A counter-smuggling operation, I hope.
A counter-smuggling operation, indeed. This will have to be stepped up, and Deputy Burton is absolutely right about that. We know how to counteract smuggling. Animal checks are much more difficult. They can only possibly be done physically by vets.
It is our view that those checks should take place at ports and that the island of Ireland should be treated as a whole when it comes to sanitary and phytosanitary standards, SPS. That would, however, require the co-operation of the UK. All we can do at this stage, without knowing what is going to happen, is explore options. That is what we are doing and it is happening at official rather than Government level.

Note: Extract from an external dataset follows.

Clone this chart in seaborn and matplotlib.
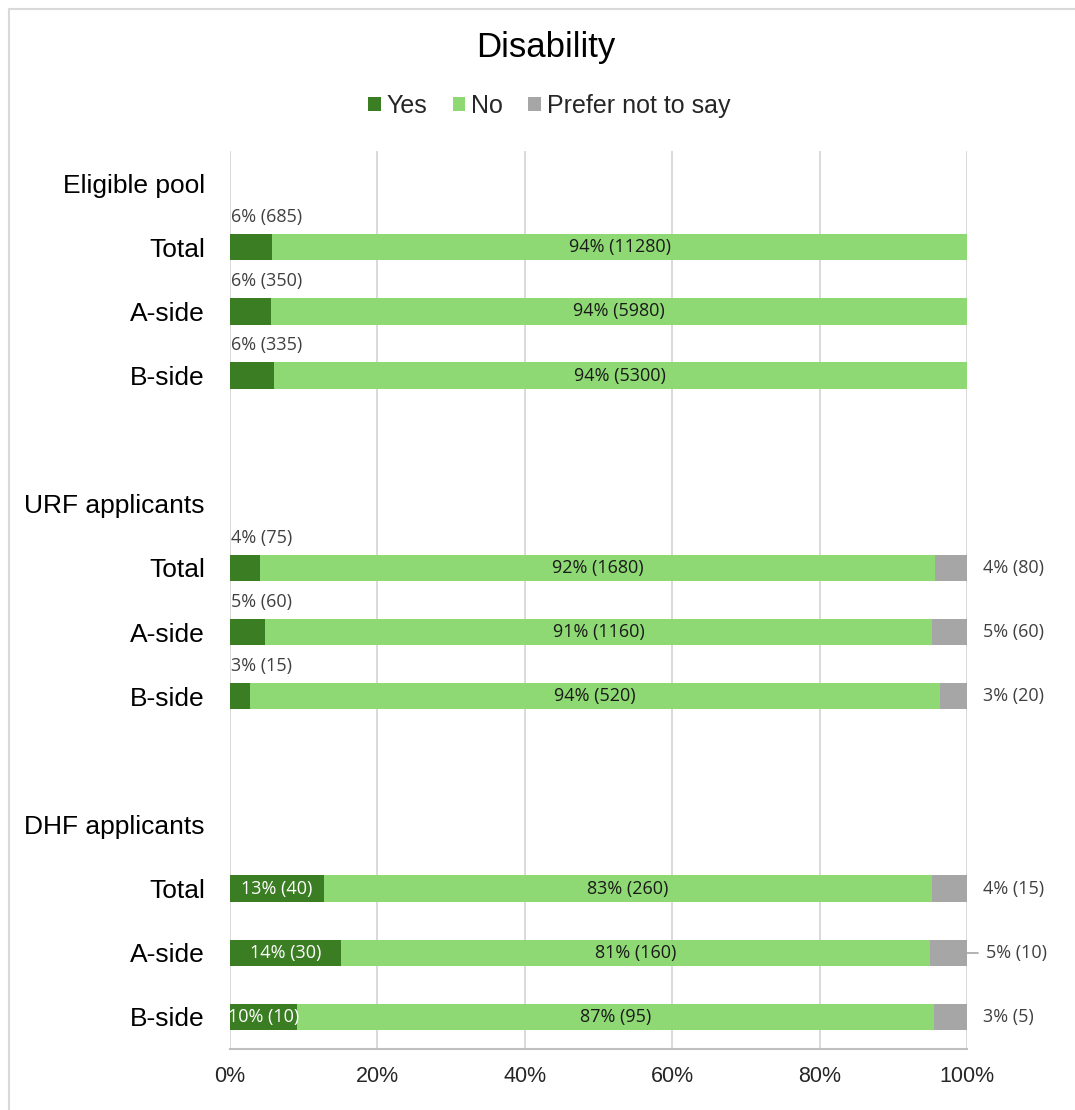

Turning to the question from Deputy Haughey, I was asked about the opinion of Chancellor Merkel and the position of President Macron. It is difficult for me to answer questions like that on behalf of other people. I will have a chance to speak in depth and one on one with Chancellor Merkel when she comes to Dublin tomorrow. We did not have that opportunity in Brussels some weeks ago. I did, however, have the opportunity to spend an hour or so with President Macron yesterday, both one to one and with our teams. I am heartened by the enormous support France continues to demonstrate towards Ireland. As President Macron stated, Ireland will never be abandoned by France or the European Union. If there is a no-deal Brexit, whatever issues arise will be seen as shared problems. Ireland will try to resolve them with our partners like France and the European Commission. It is not a question of there being a big stick or Ireland being put under undue pressure.

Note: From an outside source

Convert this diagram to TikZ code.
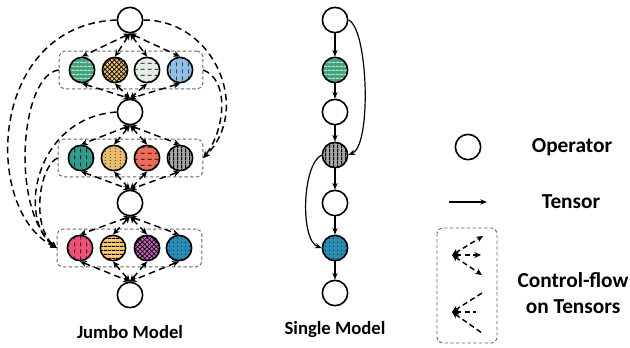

Reasonable questions, however, are being asked as to how we will protect the integrity of the Single Market and the customs union. We should not make the mistake of thinking that protecting the integrity of the Single Market or the customs union is just a case of having to follow some awkward European rules or unnecessary regulations. Our jobs and prosperity are based on our economic model and that is based on us being in the eurozone, the Single Market and the customs union. We cannot have that compromised.
I will give a small example, and this is theoretical and hypothetical. If, for example, the UK did a trade deal with the US and that brought hormone-treated beef into the UK or it did a trade deal with another country and that brought in chlorinated chicken or it did a trade deal with an Asian country with environmental or employment standards not up to Europeans standards, those products could enter into Northern Ireland from Britain, through Larne or Belfast, and could cross the Border into the Twenty-six Counties of the Republic of Ireland. There is understandable concern that they could ultimately go on from Dublin or Rosslare into France, Spain or Portugal.
Is the Taoiseach saying there will then have to be checks?
Those goods will have to be checked.
It is entirely reasonable that questions should be asked as to what we are going to do-----
There would have to be checks then.
-----to prevent that.
Businesses in the Republic will be ruined.